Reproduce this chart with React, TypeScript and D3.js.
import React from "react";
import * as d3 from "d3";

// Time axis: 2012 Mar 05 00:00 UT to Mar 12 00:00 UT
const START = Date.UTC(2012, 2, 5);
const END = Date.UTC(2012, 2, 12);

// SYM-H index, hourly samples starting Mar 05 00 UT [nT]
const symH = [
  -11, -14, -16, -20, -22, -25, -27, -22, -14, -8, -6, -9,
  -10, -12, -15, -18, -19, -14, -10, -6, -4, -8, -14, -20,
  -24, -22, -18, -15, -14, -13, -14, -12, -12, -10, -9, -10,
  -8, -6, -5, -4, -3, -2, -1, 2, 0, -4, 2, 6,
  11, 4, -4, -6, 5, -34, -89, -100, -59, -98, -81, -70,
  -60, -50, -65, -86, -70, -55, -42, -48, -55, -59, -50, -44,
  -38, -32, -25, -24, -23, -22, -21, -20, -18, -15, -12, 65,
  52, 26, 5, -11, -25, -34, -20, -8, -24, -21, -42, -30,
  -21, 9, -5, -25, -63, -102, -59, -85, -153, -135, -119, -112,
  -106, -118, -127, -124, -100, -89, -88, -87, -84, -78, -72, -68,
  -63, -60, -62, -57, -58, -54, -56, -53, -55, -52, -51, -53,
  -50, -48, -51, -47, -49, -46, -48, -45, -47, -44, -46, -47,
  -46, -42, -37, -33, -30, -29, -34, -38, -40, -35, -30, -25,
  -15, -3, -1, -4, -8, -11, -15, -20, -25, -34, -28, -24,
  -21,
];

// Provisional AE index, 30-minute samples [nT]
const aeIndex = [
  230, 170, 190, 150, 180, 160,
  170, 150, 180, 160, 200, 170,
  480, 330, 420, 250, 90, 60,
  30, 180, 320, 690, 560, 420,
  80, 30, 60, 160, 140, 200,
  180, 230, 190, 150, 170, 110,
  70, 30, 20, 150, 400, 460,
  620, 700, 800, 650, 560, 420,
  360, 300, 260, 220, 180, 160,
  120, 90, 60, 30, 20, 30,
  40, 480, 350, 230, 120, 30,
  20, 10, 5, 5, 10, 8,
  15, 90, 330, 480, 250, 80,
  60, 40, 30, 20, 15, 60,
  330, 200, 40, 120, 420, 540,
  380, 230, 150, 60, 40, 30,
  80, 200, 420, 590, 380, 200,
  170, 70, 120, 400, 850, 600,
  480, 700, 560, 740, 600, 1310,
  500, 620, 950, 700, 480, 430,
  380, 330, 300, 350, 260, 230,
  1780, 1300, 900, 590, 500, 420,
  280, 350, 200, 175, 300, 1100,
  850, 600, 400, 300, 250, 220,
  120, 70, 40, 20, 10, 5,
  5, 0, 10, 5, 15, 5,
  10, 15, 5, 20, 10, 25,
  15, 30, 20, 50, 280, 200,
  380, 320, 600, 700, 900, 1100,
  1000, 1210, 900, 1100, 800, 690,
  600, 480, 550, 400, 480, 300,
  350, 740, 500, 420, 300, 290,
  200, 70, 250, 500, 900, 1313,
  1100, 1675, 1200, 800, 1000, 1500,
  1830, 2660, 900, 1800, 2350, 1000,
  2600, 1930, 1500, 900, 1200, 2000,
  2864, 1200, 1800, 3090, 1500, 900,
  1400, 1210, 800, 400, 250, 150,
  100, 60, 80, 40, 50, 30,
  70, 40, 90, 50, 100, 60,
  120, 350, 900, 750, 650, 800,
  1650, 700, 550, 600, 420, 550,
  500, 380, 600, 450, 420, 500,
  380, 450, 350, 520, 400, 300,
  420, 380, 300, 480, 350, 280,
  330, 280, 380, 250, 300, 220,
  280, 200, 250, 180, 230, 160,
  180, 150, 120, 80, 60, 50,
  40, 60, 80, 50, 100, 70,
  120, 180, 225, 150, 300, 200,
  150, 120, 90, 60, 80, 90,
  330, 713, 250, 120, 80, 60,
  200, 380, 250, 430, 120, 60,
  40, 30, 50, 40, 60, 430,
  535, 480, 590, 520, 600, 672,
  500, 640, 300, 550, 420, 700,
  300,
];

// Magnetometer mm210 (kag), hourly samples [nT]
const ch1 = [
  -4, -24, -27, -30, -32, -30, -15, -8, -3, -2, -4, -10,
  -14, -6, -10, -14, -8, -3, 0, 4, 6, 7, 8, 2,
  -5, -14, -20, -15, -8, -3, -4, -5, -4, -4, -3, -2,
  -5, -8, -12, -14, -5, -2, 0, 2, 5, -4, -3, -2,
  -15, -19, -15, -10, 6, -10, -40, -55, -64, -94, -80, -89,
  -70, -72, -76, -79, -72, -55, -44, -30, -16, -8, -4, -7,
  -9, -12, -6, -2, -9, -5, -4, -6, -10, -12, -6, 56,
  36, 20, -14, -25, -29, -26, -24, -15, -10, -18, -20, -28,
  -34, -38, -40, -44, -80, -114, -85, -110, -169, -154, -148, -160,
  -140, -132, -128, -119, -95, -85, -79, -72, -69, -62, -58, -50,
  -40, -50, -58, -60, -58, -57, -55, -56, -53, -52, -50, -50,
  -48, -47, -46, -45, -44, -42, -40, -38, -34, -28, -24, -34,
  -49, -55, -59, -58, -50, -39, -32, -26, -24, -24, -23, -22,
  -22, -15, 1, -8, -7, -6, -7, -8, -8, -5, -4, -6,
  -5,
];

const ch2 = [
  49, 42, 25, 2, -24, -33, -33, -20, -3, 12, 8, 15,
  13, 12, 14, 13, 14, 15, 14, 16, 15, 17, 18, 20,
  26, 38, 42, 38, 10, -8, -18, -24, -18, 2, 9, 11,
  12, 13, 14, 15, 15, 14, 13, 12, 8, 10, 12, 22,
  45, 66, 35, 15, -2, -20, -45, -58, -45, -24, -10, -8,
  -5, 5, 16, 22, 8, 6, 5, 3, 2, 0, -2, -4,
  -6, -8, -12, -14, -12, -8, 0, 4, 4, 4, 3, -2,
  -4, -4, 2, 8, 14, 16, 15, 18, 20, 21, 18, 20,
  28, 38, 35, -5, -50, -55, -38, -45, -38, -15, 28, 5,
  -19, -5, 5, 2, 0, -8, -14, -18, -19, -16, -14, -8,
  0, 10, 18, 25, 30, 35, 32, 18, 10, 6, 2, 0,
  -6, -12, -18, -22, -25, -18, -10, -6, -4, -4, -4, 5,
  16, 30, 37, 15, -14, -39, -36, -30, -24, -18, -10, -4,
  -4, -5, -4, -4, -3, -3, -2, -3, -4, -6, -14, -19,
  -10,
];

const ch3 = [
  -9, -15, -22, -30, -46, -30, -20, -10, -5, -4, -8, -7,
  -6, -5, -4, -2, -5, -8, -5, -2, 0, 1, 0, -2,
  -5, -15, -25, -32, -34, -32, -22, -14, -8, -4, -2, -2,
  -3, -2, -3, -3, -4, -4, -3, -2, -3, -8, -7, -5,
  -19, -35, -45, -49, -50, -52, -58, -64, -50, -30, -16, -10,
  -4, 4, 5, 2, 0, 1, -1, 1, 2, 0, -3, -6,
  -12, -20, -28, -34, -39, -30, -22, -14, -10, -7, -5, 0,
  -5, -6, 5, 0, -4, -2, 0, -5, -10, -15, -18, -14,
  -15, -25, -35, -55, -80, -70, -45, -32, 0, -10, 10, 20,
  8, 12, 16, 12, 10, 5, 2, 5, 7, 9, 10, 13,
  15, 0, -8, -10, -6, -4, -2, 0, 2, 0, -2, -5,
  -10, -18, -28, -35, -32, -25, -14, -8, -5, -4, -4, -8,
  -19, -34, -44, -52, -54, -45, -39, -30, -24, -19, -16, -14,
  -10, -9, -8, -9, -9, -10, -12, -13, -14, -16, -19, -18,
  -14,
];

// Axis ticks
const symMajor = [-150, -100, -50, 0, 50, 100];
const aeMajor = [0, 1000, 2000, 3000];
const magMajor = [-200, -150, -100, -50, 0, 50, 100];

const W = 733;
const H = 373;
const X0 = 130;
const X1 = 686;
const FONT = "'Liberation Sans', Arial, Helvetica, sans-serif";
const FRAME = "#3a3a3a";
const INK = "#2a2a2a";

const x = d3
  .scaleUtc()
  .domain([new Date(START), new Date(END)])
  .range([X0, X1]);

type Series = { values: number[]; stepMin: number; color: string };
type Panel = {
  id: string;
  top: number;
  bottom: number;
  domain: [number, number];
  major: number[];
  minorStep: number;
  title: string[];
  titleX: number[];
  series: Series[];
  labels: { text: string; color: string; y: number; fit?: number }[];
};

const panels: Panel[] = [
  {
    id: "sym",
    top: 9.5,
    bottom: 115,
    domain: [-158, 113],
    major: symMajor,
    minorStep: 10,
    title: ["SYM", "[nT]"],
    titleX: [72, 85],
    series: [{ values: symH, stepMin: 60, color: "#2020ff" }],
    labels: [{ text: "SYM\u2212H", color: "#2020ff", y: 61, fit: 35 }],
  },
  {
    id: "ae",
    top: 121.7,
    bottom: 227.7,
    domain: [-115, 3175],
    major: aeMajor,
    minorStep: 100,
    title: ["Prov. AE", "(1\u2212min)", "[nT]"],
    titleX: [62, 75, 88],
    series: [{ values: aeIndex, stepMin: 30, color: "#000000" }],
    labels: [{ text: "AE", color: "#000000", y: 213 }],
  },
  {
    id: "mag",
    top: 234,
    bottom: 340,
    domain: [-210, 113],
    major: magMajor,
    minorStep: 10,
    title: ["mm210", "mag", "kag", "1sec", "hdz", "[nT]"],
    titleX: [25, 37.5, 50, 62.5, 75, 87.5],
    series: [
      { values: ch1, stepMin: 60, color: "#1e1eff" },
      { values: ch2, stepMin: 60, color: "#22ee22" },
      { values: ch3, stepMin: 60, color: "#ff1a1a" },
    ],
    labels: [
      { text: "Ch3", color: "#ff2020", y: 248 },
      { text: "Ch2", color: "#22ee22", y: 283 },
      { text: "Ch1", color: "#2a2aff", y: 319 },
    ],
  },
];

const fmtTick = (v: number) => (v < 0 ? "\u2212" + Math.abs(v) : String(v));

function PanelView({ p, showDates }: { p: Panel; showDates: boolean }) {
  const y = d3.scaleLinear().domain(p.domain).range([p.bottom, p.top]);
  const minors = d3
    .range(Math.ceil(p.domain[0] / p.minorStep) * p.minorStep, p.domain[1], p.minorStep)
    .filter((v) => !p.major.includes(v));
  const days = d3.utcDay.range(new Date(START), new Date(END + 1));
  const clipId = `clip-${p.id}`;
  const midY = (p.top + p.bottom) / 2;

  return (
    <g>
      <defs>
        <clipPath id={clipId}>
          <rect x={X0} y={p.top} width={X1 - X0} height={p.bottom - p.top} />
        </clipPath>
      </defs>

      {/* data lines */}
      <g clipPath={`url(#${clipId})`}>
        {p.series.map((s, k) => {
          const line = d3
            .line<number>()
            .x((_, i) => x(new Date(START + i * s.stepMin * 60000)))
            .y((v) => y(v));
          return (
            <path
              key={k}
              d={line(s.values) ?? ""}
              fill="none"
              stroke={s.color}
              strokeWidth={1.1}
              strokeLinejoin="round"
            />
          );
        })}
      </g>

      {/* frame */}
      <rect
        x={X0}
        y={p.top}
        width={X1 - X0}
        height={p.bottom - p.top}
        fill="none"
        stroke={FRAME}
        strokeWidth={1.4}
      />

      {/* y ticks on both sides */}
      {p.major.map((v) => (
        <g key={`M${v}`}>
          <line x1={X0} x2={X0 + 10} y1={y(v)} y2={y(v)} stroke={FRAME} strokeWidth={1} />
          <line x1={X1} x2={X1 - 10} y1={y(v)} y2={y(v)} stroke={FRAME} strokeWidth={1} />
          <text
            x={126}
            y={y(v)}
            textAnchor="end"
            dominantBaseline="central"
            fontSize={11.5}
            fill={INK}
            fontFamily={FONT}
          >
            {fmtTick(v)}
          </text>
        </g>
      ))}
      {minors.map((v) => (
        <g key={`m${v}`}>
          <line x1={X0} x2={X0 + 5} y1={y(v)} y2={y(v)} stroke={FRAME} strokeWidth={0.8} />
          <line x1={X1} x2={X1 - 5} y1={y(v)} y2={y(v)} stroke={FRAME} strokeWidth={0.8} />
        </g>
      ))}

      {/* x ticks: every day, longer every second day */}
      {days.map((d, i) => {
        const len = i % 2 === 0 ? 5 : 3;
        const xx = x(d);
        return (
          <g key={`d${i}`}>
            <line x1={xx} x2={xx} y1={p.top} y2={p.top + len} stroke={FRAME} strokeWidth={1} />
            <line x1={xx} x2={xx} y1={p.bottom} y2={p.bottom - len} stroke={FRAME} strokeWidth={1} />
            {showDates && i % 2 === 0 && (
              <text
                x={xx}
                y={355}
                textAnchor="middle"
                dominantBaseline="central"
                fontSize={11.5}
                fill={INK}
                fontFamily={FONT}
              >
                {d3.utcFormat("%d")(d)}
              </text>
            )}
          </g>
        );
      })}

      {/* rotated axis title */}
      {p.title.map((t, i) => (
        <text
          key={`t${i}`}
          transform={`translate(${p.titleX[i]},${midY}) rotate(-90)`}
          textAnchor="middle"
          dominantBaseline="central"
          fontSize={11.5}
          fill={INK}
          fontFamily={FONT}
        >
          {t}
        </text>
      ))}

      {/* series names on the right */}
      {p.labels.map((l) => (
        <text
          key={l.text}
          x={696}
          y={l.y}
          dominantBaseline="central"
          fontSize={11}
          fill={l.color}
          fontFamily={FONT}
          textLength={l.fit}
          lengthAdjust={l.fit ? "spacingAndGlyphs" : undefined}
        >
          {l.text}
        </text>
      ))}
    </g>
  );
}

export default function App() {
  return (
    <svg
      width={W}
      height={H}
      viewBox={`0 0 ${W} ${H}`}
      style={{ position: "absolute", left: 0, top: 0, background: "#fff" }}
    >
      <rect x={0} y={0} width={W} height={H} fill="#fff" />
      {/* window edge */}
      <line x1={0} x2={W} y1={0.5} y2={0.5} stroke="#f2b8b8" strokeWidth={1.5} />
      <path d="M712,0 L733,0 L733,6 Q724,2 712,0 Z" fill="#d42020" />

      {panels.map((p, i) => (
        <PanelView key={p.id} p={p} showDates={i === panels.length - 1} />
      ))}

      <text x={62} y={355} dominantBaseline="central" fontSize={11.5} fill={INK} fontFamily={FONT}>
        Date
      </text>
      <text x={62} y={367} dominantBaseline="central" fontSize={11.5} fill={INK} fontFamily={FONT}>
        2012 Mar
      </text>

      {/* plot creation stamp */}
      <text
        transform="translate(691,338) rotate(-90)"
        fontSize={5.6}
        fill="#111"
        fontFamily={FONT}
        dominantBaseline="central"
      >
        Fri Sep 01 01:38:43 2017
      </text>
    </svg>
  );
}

+++

WHAT THIS TASK INVOLVES:
Only the lines from the opening of the material through the line with "const END = Date.UTC(2012, 2, 12);" should be echoed, exactly as written.

ANSWER:
Reproduce this chart with React, TypeScript and D3.js.
import React from "react";
import * as d3 from "d3";

// Time axis: 2012 Mar 05 00:00 UT to Mar 12 00:00 UT
const START = Date.UTC(2012, 2, 5);
const END = Date.UTC(2012, 2, 12);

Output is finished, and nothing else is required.